I'm not saying every product has to be fully tested before it gets released to the public. Some, like the voice recognition software that powers the Google Home voice-activated speaker, genuinely need real people to use it for years before it can work well -- and video games like Titanfall 2 can genuinely benefit from player feedback in an early beta release.

But too many games use their "betas" as just one more marketing vehicle to help sell people on the final product -- and too many companies aren't testing their physical gadgets properly. (I'm also willing to bet that if Google Home had waited for Netflix support, it would have been much better received.)

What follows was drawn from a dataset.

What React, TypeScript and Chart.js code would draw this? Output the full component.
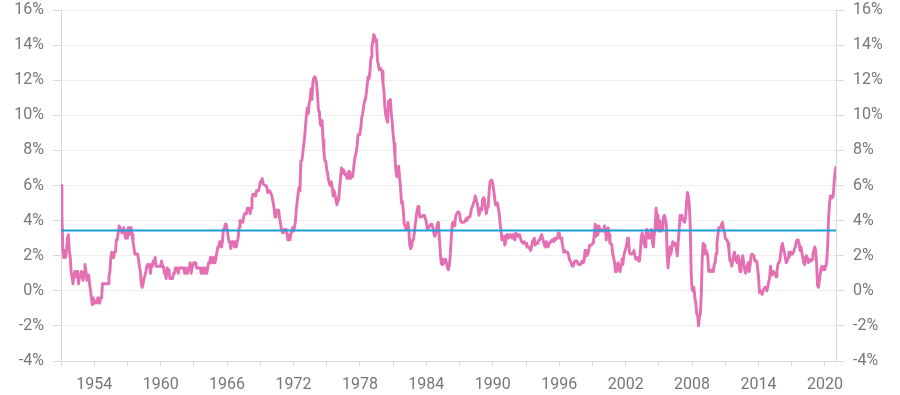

For their own sake, these companies need to slow down and build better products, but we also need to reward the ones that do. We need to stop throwing our money at ideas, and only spend it on finished products with excellent reviews and solid customer support. We need to be willing to pay extra for a finished, quality product instead of jumping on an early bird deal.

And we reviewers need to stop reviewing products based on their potential instead of how they actually work in reality.

Let's not give these companies reason to think we'll settle for anything less than the best they have to offer.